嘉永六年(一八五三)六月、ペリー提督の率いるアメリカ艦隊の黒船四隻が浦賀沖に来航し(本章一節参照)、開国勧告の国書を幕府に強引(ごういん)に手渡した。翌年のペリー再来航にそなえて、主席老中阿部正弘(まさひろ)はいままで政治の現実から遠ざけられていた朝廷にこのことを奏聞(そうもん)し、また諸大名や将軍目見(めみ)え以上の幕臣にもアメリカ国書を公開して意見を求めた。これらのことがきっかけとなって、幕府の政治に批判的な意見がわきおこり、やがて公家や諸藩の藩士のなかで尊王攘夷派(そんのうじょういは)といわれるグループが形成されていった。かれらは天皇への崇敬(すうけい)と開国反対をスローガンとする一派で、藩意識を乗りこえようとしていた諸藩の下級武士や脱藩藩士が多く、主として京都を活躍の舞台とした。これにたいして、従来の幕府を中心とする政治を擁護(ようご)しようとする佐幕(さばく)派もおのずと結成されていったが、このグループはやがて公武合体運動を推進していくことになる。

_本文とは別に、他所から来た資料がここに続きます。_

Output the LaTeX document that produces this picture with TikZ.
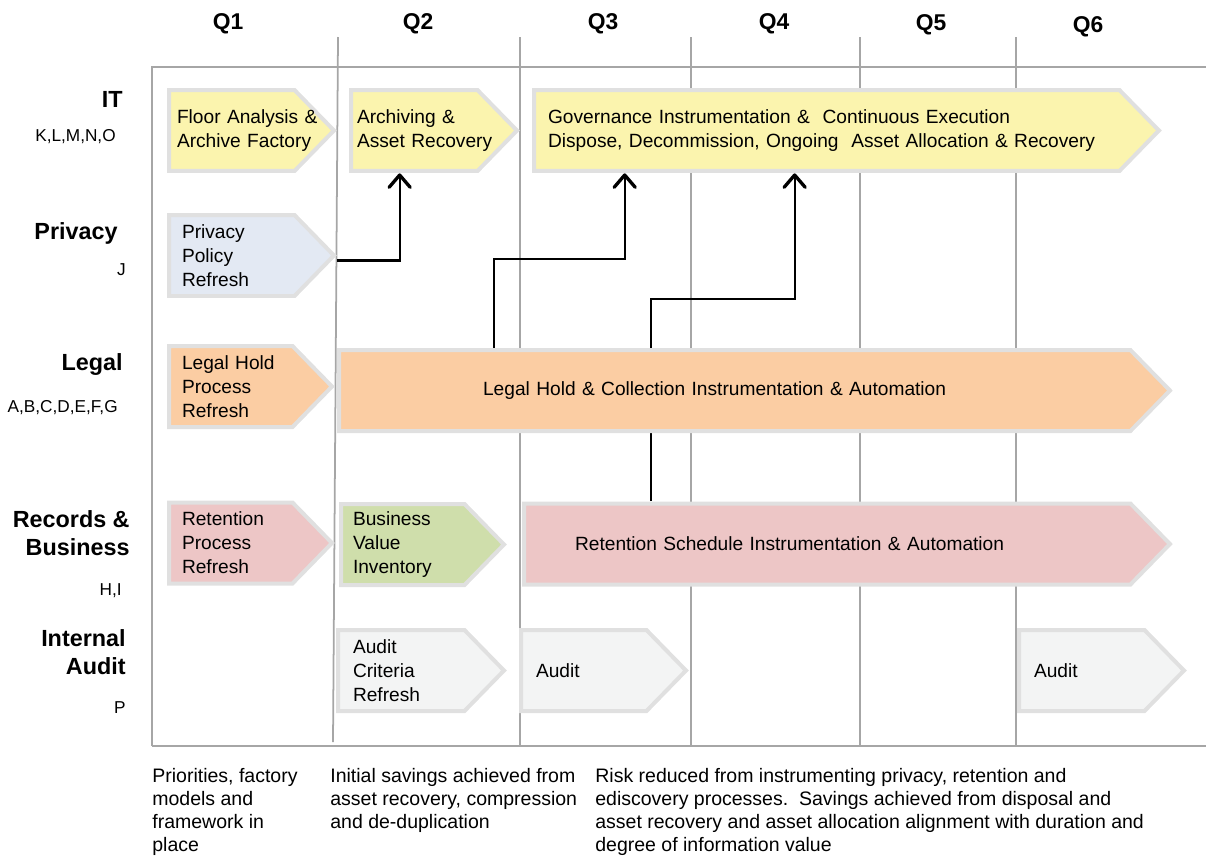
\documentclass[tikz,border=0pt]{standalone}
\usepackage{fontspec}
\setmainfont{Liberation Sans}
\usetikzlibrary{arrows.meta,backgrounds}

\definecolor{itfill}{HTML}{FBF4AE}
\definecolor{privfill}{HTML}{E3E9F3}
\definecolor{legalfill}{HTML}{FBCDA3}
\definecolor{recfill}{HTML}{EDC6C6}
\definecolor{valfill}{HTML}{CFDEAB}
\definecolor{auditfill}{HTML}{F3F4F4}
\definecolor{edgegray}{HTML}{E0E0E0}
\definecolor{gridgray}{HTML}{A6A6A6}

\newcommand\chevfont{\fontsize{10.9pt}{13.6pt}\selectfont}

\begin{document}
\begin{tikzpicture}[x=0.02cm,y=-0.02cm,
    chev/.style={rectangle,minimum height=1.7cm,inner ysep=1pt,align=left,font=\chevfont,
      path picture={\draw[line width=0.08cm,draw=edgegray,fill=#1]
        ([shift={(0.04cm,-0.04cm)}]path picture bounding box.north west) --
        ([shift={(-0.85cm,-0.04cm)}]path picture bounding box.north east) --
        ([xshift=-0.06cm]path picture bounding box.east) --
        ([shift={(-0.85cm,0.04cm)}]path picture bounding box.south east) --
        ([shift={(0.04cm,0.04cm)}]path picture bounding box.south west) -- cycle;}},
    rowlabel/.style={anchor=base east,align=right,inner sep=0pt,font=\fontsize{13.3pt}{15.9pt}\selectfont\bfseries},
    keys/.style={anchor=base east,inner sep=0pt,font=\fontsize{9.8pt}{12pt}\selectfont},
    qlabel/.style={anchor=base,inner sep=0pt,font=\fontsize{13pt}{15pt}\selectfont\bfseries},
    note/.style={anchor=base west,align=left,inner sep=0pt,font=\fontsize{11.1pt}{13pt}\selectfont},
    grid line/.style={draw=gridgray,line width=1pt},
    link/.style={line width=1.3pt,-{Straight Barb[length=7pt,width=12pt,line width=1.9pt,round]}}]
  \useasboundingbox (0,0) rectangle (1206,856);

  \foreach \q/\x/\y in {1/228/29,2/418/29,3/603/29,4/774/29,5/931/30,6/1088/32}
    \node[qlabel] (q\q) at (\x,\y) {Q\q};

  \node[rowlabel] (it) at (123,107) {IT};
  \node[keys] (itkeys) at (116,141) {K,L,M,N,O};
  \node[rowlabel] (priv) at (118,239) {Privacy};
  \node[keys] (privkeys) at (126,275) {J};
  \node[rowlabel] (legal) at (123,370) {Legal};
  \node[keys] (legalkeys) at (118,412) {A,B,C,D,E,F,G};
  \node[rowlabel] (records) at (130,555) {Records \&\\Business};
  \node[keys] (reckeys) at (122,595) {H,I};
  \node[rowlabel] (internal) at (126,674) {Internal\\Audit};
  \node[keys] (auditkeys) at (126,713) {P};

  \node[chev=itfill,text width=3cm,inner xsep=0.2cm] (floor) at (252,130.5) {Floor Analysis \&\\Archive Factory};
  \node[chev=itfill,text width=3.1cm,inner xsep=0.16cm] (archive) at (434.5,130.5) {Archiving \&\\Asset Recovery};
  \node[chev=itfill,text width=11.96cm,inner xsep=0.32cm] (govern) at (847,130.5) {Governance Instrumentation \& \ Continuous Execution\\Dispose, Decommission, Ongoing \ Asset Allocation \& Recovery};
  \node[chev=privfill,text width=2.8cm,inner xsep=0.3cm] (privacy) at (252,255.5) {Privacy\\Policy\\Refresh};
  \node[chev=legalfill,text width=2.76cm,inner xsep=0.3cm] (holdproc) at (251,386.5) {Legal Hold\\Process\\Refresh};
  \node[chev=legalfill,text width=10.88cm,inner xsep=2.92cm] (holdauto) at (755,390.5) {Legal Hold \& Collection Instrumentation \& Automation};
  \node[chev=recfill,text width=2.76cm,inner xsep=0.3cm] (retproc) at (251,543) {Retention\\Process\\Refresh};
  \node[chev=valfill,text width=2.8cm,inner xsep=0.28cm] (value) at (423,544.5) {Business\\Value\\Inventory};
  \node[chev=recfill,text width=10.9cm,inner xsep=1.06cm] (retsched) at (847.5,544) {Retention Schedule Instrumentation \& Automation};
  \node[chev=auditfill,text width=2.74cm,inner xsep=0.34cm] (criteria) at (421.5,670.5) {Audit\\Criteria\\Refresh};
  \node[chev=auditfill,text width=2.72cm,inner xsep=0.34cm] (audit1) at (604,670.5) {Audit};
  \node[chev=auditfill,text width=2.72cm,inner xsep=0.34cm] (audit2) at (1102,670.5) {Audit};

  \node[note] (note1) at (152,851) {Priorities, factory\\models and\\framework in\\place};
  \node[note] (note2) at (330,828) {Initial savings achieved from\\asset recovery, compression\\and de-duplication};
  \node[note] (note3) at (595,851) {Risk reduced from instrumenting privacy, retention and\\ediscovery processes.\ \ Savings achieved from disposal and\\asset recovery and asset allocation alignment with duration and\\degree of information value};

  \begin{scope}[on background layer]
    \draw[grid line] (152,746) -- (152,67) -- (1206,67);
    \draw[grid line] (152,746) -- (1206,746);
    \draw[grid line] (338,37) -- (333,742);
    \foreach \x in {520,691,860,1016}
      \draw[grid line] (\x,37) -- (\x,746);
    \draw[link] ([yshift=-0.1cm]privacy.east) -| ([xshift=1.02cm]archive.south west);
    \draw[link] ([xshift=3.14cm]holdauto.north west) |- ([shift={(1.86cm,-1.72cm)}]govern.south west) -- ([xshift=1.86cm]govern.south west);
    \draw[link] ([xshift=2.58cm]retsched.north west) |- ([shift={(5.26cm,-2.52cm)}]govern.south west) -- ([xshift=5.26cm]govern.south west);
  \end{scope}
\end{tikzpicture}
\end{document}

安政五年(一八五八)、大老井伊直弼(いいなおすけ)は孝明天皇の許しのないまま日米通商条約に調印して開国し、さらに十三代将軍家慶(いえよし)の後継(あとつ)ぎをだれにするかで大きく意見がわかれた将軍継嗣(けいし)問題でも紀伊徳川家の慶福(よしとみ)(のち家茂(いえもち))を一四代将軍に就任させるなど独断専行が目立った。これら一連の動きに尊王攘夷派はするどく反発したが、これにたいして大老は安政五年から翌年にかけてのいわゆる安政の大獄(たいごく)で、反対派の公家・大名・武士などを大弾圧した。これにたいし、水戸浪士らは万延元年(安政七年、一八六〇)三月の桃の節供(せっく)の日、井伊を桜田門外で暗殺した(桜田門外の変)。これにより幕府権力は一時衰退せざるをえなかったが、井伊のあとをうけて老中に就任した久世広周(ぐぜひろちか)と安藤信正は、冷えきった朝幕関係を改善し、幕府の権威をなんとか回復させようとして、仁孝(にんこう)天皇の第八皇女で、孝明天皇の妹の和宮(かずのみや)を一四代将軍家茂の夫人に迎えようとはかった。孝明天皇ははじめ、和宮にはすでに有栖川宮熾仁(ありすがわみやたるひと)親王という許婚(いいなずけ)がおり、本人も固く拒否しており、夷人(いじん)のいる遠い関東の地に嫁がせることは忍びないとして反対していたが、幕府の再三再四の懇願により和宮を説得し、安政五ヵ国条約の破棄か攘夷決行を条件に、同年十月には正式に和宮の降嫁(こうか)が決定した。
和宮一行の江戸下りの道は、翌文久元年(万延二年)四月には正式に中山道経由と決定し、同年八月には通行の日程・宿泊地などが発表され、老中久世広周から諸大名に道中筋の警衛(けいえい)が割りあてられた。一行の総人数は、京都がたが和宮・実母観行院(かんぎょういん)・大納言中山忠能(ただよし)以下一万人、江戸がたが京都所司代酒井忠義の総御用掛り以下一万五〇〇〇人の随員、通し雇い人足が四〇〇〇人にのぼった。このように多人数となったため、一行が一宿を通過するには前々日・前日・当日・翌日と都合四日を必要とした(『県史通史』⑥)。
一行の江戸下りが中山道と決定したことが、信濃の諸藩や百姓に大きな負担と犠牲を強いることになった。